Coinciding with International MSME Day, Ebury highlights that the ongoing internationalization of Canadian small-to-medium enterprises is driving a critical need for proactive foreign exchange (FX) management.
As we mark International MSME Day, I would like to highlight a critical shift in the operational landscape for Canadian small-to-medium enterprises (SMEs).
It is increasingly clear that as Canadian businesses expand their international footprint, the resulting exposure to foreign currency risk—specifically against the volatility of the US Dollar and emerging market currencies—has become a structural challenge that can no longer be ignored.

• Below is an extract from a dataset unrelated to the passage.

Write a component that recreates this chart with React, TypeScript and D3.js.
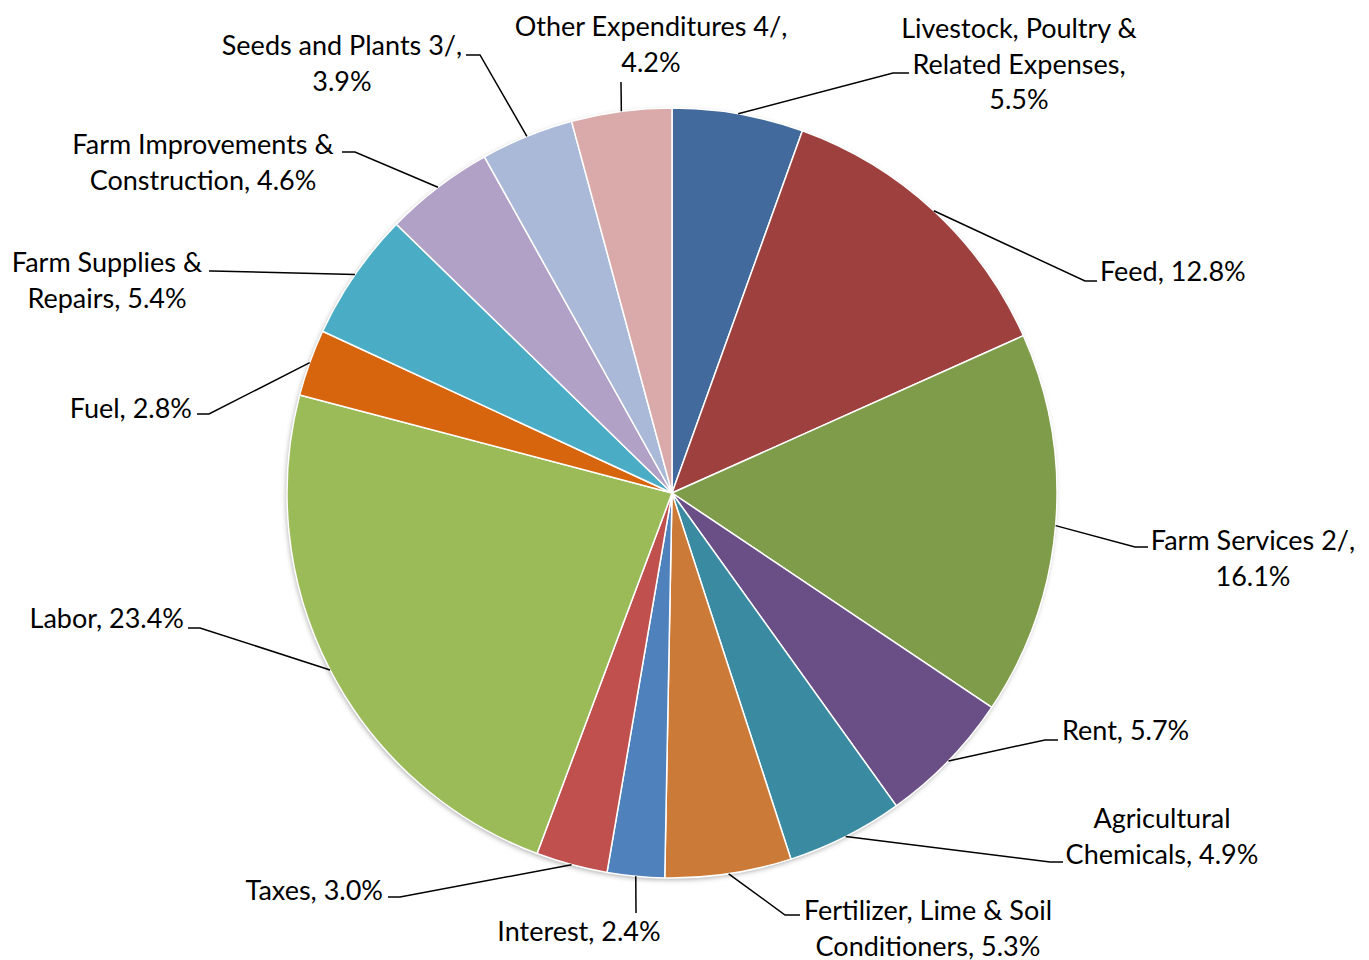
import React, { useEffect, useRef } from 'react';
import * as d3 from 'd3';

// Farm production expenditures, share of total (%)
const categories = [
    "Livestock, Poultry &\nRelated Expenses",
    "Feed",
    "Farm Services 2/",
    "Rent",
    "Agricultural\nChemicals",
    "Fertilizer, Lime & Soil\nConditioners",
    "Interest",
    "Taxes",
    "Labor",
    "Fuel",
    "Farm Supplies &\nRepairs",
    "Farm Improvements &\nConstruction",
    "Seeds and Plants 3/",
    "Other Expenditures 4/",
];
const shares = [5.5, 12.8, 16.1, 5.7, 4.9, 5.3, 2.4, 3.0, 23.4, 2.8, 5.4, 4.6, 3.9, 4.2];
const colors = [
    "#426a9c", "#9e413e", "#7f9c4a", "#6a4f86", "#3a8ba1", "#cc7a37", "#4f81bd",
    "#c0504d", "#9bbb59", "#d7650d", "#4bacc6", "#b2a1c7", "#a9b9d7", "#d9aaa9",
];

// label layout: elbow of leader line, end of leader line, text anchor and first baseline
interface LabelLayout {
    elbow: [number, number];
    end: [number, number];
    tx: number;
    ty: number;
    anchor: "start" | "middle" | "end";
    pctOwnLine: boolean;
}
const labelLayout: LabelLayout[] = [
    { elbow: [893, 73], end: [909, 73], tx: 1019, ty: 38, anchor: "middle", pctOwnLine: true },
    { elbow: [1085, 281], end: [1097, 281], tx: 1100, ty: 281, anchor: "start", pctOwnLine: false },
    { elbow: [1135, 547], end: [1148, 547], tx: 1253, ty: 550, anchor: "middle", pctOwnLine: true },
    { elbow: [1045, 740], end: [1058, 740], tx: 1062, ty: 740, anchor: "start", pctOwnLine: false },
    { elbow: [1050, 862], end: [1063, 862], tx: 1162, ty: 828, anchor: "middle", pctOwnLine: false },
    { elbow: [785, 915], end: [800, 915], tx: 928, ty: 920, anchor: "middle", pctOwnLine: false },
    { elbow: [636, 913], end: [636, 913], tx: 579, ty: 941, anchor: "middle", pctOwnLine: false },
    { elbow: [400, 897], end: [388, 897], tx: 383, ty: 900, anchor: "end", pctOwnLine: false },
    { elbow: [200, 628], end: [188, 628], tx: 184, ty: 628, anchor: "end", pctOwnLine: false },
    { elbow: [209, 414], end: [197, 414], tx: 192, ty: 418, anchor: "end", pctOwnLine: false },
    { elbow: [212, 271], end: [209, 271], tx: 107, ty: 272, anchor: "middle", pctOwnLine: false },
    { elbow: [355, 152], end: [342, 152], tx: 203, ty: 154, anchor: "middle", pctOwnLine: false },
    { elbow: [480, 55], end: [466, 55], tx: 342, ty: 55, anchor: "middle", pctOwnLine: true },
    { elbow: [621, 82], end: [621, 82], tx: 651, ty: 36, anchor: "middle", pctOwnLine: true },
];

const WIDTH = 1369;
const HEIGHT = 960;

export default function App() {
    const svgRef = useRef<SVGSVGElement>(null);

    useEffect(() => {
        if (!svgRef.current) return;
        const svg = d3.select(svgRef.current);
        svg.selectAll("*").remove();

        const cx = 672, cy = 493, radius = 385;
        const lineHeight = 35.5;

        const defs = svg.append("defs");
        const filter = defs.append("filter")
            .attr("id", "pieShadow")
            .attr("x", "-10%").attr("y", "-10%")
            .attr("width", "120%").attr("height", "120%");
        filter.append("feDropShadow")
            .attr("dx", -1).attr("dy", 2)
            .attr("stdDeviation", 2.5)
            .attr("flood-color", "#000")
            .attr("flood-opacity", 0.3);

        const pie = d3.pie<number>().sort(null).value(d => d);
        const arcs = pie(shares);
        const arc = d3.arc<d3.PieArcDatum<number>>().innerRadius(0).outerRadius(radius);

        const g = svg.append("g").attr("transform", `translate(${cx},${cy})`);

        // shadow base
        g.append("circle").attr("r", radius).attr("fill", "#fff").attr("filter", "url(#pieShadow)");

        g.selectAll("path.slice")
            .data(arcs)
            .join("path")
            .attr("class", "slice")
            .attr("d", arc)
            .attr("fill", (_, i) => colors[i])
            .attr("stroke", "#fff")
            .attr("stroke-width", 1.5)
            .attr("stroke-linejoin", "round");

        // leader lines
        const leaders = svg.append("g");
        arcs.forEach((a, i) => {
            const mid = (a.startAngle + a.endAngle) / 2;
            const sx = cx + radius * Math.sin(mid);
            const sy = cy - radius * Math.cos(mid);
            const L = labelLayout[i];
            const pts: [number, number][] = [[sx, sy], L.elbow, L.end];
            leaders.append("path")
                .attr("d", d3.line()(pts))
                .attr("fill", "none")
                .attr("stroke", "#000")
                .attr("stroke-width", 1.5);
        });

        // labels
        const labels = svg.append("g")
            .attr("font-family", "Lato, 'Open Sans', sans-serif")
            .attr("font-size", 27)
            .attr("fill", "#000");
        categories.forEach((name, i) => {
            const L = labelLayout[i];
            const pct = d3.format(".1f")(shares[i]) + "%";
            const lines = name.split("\n");
            if (L.pctOwnLine) {
                lines[lines.length - 1] += ",";
                lines.push(pct);
            } else {
                lines[lines.length - 1] += ", " + pct;
            }
            const t = labels.append("text")
                .attr("text-anchor", L.anchor);
            lines.forEach((ln, j) => {
                t.append("tspan")
                    .attr("x", L.tx)
                    .attr("y", L.ty + j * lineHeight)
                    .text(ln);
            });
        });
    }, []);

    return (
        <div style={{ position: 'absolute', left: 0, top: 0, background: '#fff' }}>
            <svg ref={svgRef} width={WIDTH} height={HEIGHT} style={{ display: 'block' }} />
        </div>
    );
}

Observations indicate that for Canadian SMEs, the shift toward global supply chains has created a "currency asymmetry." While these businesses often focus on their domestic revenue in CAD, a significant and growing proportion of their operational costs are denominated in foreign currencies. Without a strategic approach to currency risk management, this exposure can erode profit margins and undermine international competitiveness.
The Canadian trade landscape has evolved rapidly over the last quarter-century. While our reliance on cross-border trade with the United States remains the bedrock of our economy, the diversification of supply chains—sourcing components from Asia or Europe while selling into a mix of markets—has made the financial reality for SMEs much more demanding.
For Canadian SMEs, managing currency risk is no longer a back-office administrative task; it is a strategic lever to protect margins and ensure long-term stability.
The Hidden Cost of Global Expansion
We emphasize that while Canadian export growth remains robust, the transformation of import patterns presents the greatest challenge to treasury management. The globalization of procurement means that Canadian SMEs are increasingly sensitive to fluctuations in the Canadian Dollar (CAD). A volatile CAD can dramatically impact the cost of goods sold (COGS) without providing sufficient lead time for businesses to adjust their pricing models for the end consumer.
Currency Risk as a Strategic Asset
Historically, sophisticated hedging tools and risk mitigation strategies were reserved for large corporations or those with extensive banking relationships. Ebury suggests that in today’s volatile market, these tools are essential for SMEs to compete on a level playing field.
In a globalized trade environment, currency volatility is not just a passing trend—it is a structural element of competitiveness. When a Canadian SME manages its currency risk proactively, it gains predictability. That predictability allows the business to reinvest in its core operations, negotiate better terms with international suppliers, and ultimately scale with confidence.